2012 — 3 May: Thursday

For some reason1 listening to reports of the majestically-named Top Chap2 at the Bank of England telling the world (in a BBC lecture) that, with hindsight, "light touch regulation" (of banks that had been allowed to grow too fast and lend [far] too recklessly and become too big to be allowed to fail) was inadequate and that "we should have been shouting from the rooftops" reminds me of that Upton Sinclair quote: It is difficult to get a man to understand something when his salary is dependent on his not understanding it...

"When, as it will, the economy returns to normal, our role will be to take away the punchbowl just as the next party is getting going,"

Sir Mervyn King in BBC lecture


I don't drink punch. Nor did I listen to his lecture, so I have no idea if the word "sorry" ever popped out. It doesn't occur in the transcript.

Has anyone told...

... the Pope about this, do you suppose?

Just back from a PC delivery — Ubuntu3 has left my building. I shall simplify my network if it kills me :-)

It's cool and damp out there at the moment (the moment being 11:11, give or take). Here's a Nice Thing.

My next (minor) obsession?

When I mentioned this to one of my chums, he replied he thought its IMDB write-up "makes it sound like the red-haired stepson of Castle and Bones, with The Punisher as godfather". One can but hope.

DVDs

Today's MP3 indulgence is the new album Visions by "Grimes" though quite why she — Claire Boucher — goes by that name, I have no idea...

MP3s

Nor do I have the faintest clue what "Dance & DJ" means as a genre. Still, she was playing live in the BBC 6Music studio this morning and sounded most engaging, chatting to an obviously-captivated Lauren Laverne about Abbess Hildegard of Bingen, among other things. Nor does she have a phone ("I don't like phones"). Pretty cool, I thought. Pretty damn' cool.

Tea, Mrs Landingham? It is, after all, rapidly heading towards the middle of a dull, grey, drizzly afternoon.

Oh, dear...

For by no means the first time, I appear to have overwhelmed Windows Media Player when letting it out of its cage to play with my collection of MP3s. One wonders if I will ever learn? Probably not. But it was fun while it lasted. I must say: it does seem to be in more than a bit of a tizzy. I suppose when you've got a 3.4GHz set of four real cores, four hyper cores, and are ticking away at 25% CPU for an hour or more, you ought to feel more like you're achieving something, right?

While I was pondering my choices for my evening meal, I glanced (first time for ages) at the laments here. Not much changes, does it? Utterly emetic.

It's been too long since I last played Thomas Wilbrandt's 1984 album "The Electric Vivaldi", but it's perfect for this evening. [Pause] Completely perfect — Vivaldi was one of Christa's favourites... She would, I'm sure, have been both amused and shocked to see that a used copy of the double CD is available from Amazon at £80. Though it was the music that brought tears to my eyes, not the price :-)

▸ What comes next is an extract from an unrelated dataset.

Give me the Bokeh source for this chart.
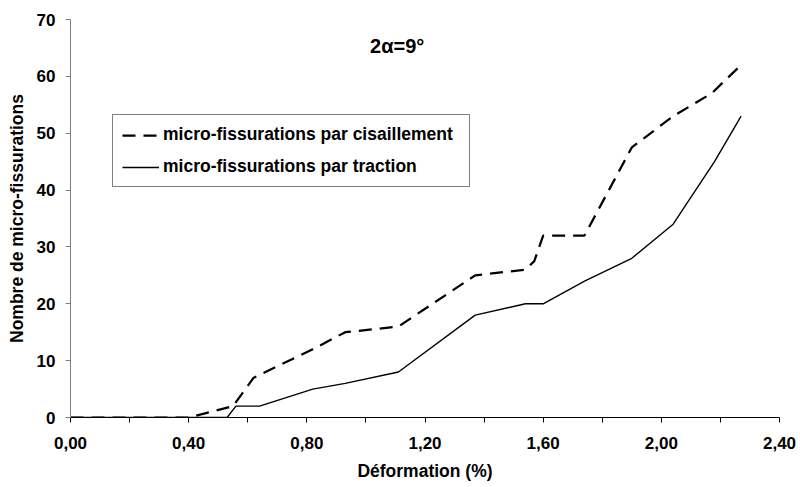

Odd stuff, Johnny Memory...

I can usually recall more or less where I was, and more or less what was going on in my life, when I bought most of the books I've accumulated over the last fifty years or so. This is much more so the case than with most of the music I've acquired. Yet — as I've proved again, this evening — it's more often music that is so easily able — these days — to unleash torrents of memories and some powerful emotions.

It seems strange, too, that although I could easily lose myself in my video 'collection', videos and films themselves rarely seem to trigger the same synapses, even though I can recall which films I've seen with Christa — starting with Lindsay Anderson's O! Lucky Man back in mid-1974.

If the kitchen's still open, I think it's time for a spot of supper. It's 23:00 already.

  

Footnotes

1  Weary cynicism, perhaps?
2  The same chap who was Top Chap throughout the 'recent' financial crisis that he (and his Top Chums) would be only too happy to have us believe is a Thing of the Past that can Never Happen Again — and would we little taxpayers just keep quiet and keep paying for it, please?
3  Desktop, not server. I've shuffled off the mini-HP MPC to a home where it will be put to much more productive use. The recipient says he'll use it as a 'serious' code development machine. And I'll relocate my Laptop PC to the reading room.